Effects of deep placement of fertilizer on periphytic biofilm development and nitrogen cycling in paddy systems

Periphytic biofilms are commonly presented at the water-soil interface in paddy fields. Different fertilization methods can affect the concentration and distribution of nutrients in paddy fields and thus affect the development of periphytic biofilms. In this study, the roles of periphytic biofilms in nitrogen(N) cycling in paddy systems and how they are affected by different fertilization methods were studied using microcosm experiments. Microcosms were prepared using soil samples from a paddy field and treated with surface and deep fertilization under light and dark conditions.

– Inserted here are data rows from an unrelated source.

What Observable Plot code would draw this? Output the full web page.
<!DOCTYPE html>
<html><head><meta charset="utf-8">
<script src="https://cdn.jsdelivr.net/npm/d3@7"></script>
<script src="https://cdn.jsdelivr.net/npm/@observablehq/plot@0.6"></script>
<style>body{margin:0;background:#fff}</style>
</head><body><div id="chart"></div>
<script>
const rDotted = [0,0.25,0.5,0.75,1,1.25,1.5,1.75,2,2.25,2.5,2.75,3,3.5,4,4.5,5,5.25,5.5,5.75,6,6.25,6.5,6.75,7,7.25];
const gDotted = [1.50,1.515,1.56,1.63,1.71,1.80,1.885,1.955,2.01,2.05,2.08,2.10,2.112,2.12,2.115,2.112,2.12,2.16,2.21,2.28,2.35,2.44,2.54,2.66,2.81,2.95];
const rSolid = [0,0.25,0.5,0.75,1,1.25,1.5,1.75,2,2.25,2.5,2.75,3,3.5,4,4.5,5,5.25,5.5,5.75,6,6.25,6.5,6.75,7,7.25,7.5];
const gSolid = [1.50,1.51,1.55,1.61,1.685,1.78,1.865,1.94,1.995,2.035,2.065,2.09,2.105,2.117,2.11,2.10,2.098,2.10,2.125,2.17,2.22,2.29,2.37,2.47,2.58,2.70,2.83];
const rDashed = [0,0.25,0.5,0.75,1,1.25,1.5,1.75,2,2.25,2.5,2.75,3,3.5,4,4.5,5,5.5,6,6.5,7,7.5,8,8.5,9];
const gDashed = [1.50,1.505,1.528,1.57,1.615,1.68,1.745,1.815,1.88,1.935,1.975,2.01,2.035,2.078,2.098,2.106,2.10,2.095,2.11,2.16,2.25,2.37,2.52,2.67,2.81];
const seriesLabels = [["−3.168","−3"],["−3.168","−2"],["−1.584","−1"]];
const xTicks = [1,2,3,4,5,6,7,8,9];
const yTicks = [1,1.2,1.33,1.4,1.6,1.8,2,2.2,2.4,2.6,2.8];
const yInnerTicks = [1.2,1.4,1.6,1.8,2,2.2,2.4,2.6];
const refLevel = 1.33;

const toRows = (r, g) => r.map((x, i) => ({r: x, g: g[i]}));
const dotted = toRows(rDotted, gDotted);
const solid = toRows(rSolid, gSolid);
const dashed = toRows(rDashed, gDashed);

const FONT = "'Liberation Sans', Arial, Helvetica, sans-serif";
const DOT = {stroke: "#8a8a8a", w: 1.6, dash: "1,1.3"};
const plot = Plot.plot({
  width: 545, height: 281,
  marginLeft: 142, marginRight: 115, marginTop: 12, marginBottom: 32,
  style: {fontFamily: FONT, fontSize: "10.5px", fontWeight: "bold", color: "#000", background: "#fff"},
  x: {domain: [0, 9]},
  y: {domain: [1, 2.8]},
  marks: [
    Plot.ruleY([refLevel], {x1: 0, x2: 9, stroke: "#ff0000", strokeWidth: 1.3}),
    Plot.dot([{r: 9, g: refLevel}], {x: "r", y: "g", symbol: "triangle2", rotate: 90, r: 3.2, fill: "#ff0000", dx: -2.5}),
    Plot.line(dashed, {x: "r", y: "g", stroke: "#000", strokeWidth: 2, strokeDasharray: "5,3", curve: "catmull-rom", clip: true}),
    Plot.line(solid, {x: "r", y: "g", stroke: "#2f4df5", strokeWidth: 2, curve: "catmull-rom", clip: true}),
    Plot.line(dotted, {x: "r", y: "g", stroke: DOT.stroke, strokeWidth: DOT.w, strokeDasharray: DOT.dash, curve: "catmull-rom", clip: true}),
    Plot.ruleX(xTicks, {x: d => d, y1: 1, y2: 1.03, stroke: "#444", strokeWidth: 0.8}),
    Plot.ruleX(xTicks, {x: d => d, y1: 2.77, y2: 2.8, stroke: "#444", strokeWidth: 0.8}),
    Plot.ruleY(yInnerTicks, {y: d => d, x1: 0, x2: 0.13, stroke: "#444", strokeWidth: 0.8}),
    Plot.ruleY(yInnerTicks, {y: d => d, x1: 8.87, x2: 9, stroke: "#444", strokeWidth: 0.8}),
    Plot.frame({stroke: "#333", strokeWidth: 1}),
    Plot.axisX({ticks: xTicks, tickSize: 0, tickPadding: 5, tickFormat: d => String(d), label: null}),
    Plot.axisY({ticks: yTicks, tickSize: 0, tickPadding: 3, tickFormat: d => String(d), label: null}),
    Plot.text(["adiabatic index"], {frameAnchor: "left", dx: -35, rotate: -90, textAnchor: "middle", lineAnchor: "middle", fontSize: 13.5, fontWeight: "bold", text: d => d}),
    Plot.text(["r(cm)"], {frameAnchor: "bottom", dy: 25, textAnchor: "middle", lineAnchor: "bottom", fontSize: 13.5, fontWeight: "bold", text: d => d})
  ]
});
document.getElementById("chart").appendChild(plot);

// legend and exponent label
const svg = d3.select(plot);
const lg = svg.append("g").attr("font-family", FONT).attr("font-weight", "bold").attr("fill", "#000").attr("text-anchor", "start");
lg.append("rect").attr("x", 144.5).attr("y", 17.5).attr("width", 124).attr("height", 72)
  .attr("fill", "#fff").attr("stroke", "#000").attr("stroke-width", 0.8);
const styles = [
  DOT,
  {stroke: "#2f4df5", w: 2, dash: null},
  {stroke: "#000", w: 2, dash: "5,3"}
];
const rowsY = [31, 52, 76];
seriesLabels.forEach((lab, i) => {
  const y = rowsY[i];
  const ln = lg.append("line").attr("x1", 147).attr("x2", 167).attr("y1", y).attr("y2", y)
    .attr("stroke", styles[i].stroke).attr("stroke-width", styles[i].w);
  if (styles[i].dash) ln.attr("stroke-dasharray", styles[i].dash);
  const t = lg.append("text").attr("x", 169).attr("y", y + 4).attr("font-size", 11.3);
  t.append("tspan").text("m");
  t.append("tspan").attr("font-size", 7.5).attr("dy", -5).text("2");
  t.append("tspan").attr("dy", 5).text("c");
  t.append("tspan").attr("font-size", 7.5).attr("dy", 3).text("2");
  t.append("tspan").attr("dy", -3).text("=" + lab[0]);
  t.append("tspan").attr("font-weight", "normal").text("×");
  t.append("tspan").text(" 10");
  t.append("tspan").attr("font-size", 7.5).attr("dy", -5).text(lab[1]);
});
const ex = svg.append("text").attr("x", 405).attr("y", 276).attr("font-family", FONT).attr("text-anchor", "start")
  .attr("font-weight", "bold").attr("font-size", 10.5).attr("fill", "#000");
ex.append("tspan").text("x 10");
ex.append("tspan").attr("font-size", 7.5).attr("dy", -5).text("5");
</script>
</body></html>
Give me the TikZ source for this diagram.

Surface fertilization under light condition promoted the development of periphytic biofilms, while deep fertilization under dark condition inhibited their development. The development of periphytic biofilms increased the pH and dissolved oxygen levels in the overlying water. Surface fertilization resulted in high N concentrations in the overlying water and the topsoil layers, which enhanced NH3 volatilization and nitrification-denitrification but inhibited N fixation. The development of periphytic biofilms reduced NH3 volatilization loss but increased nitrification-denitrification loss and the overall N loss in the paddy system. The results from this work suggest that the presence of periphytic biofilms in paddy fields could increase N loss by 3.10%–7.11%. Deep fertilization is an effective method to retard the development of periphytic biofilms in the paddy system and can potentially increase the overall N use efficiency.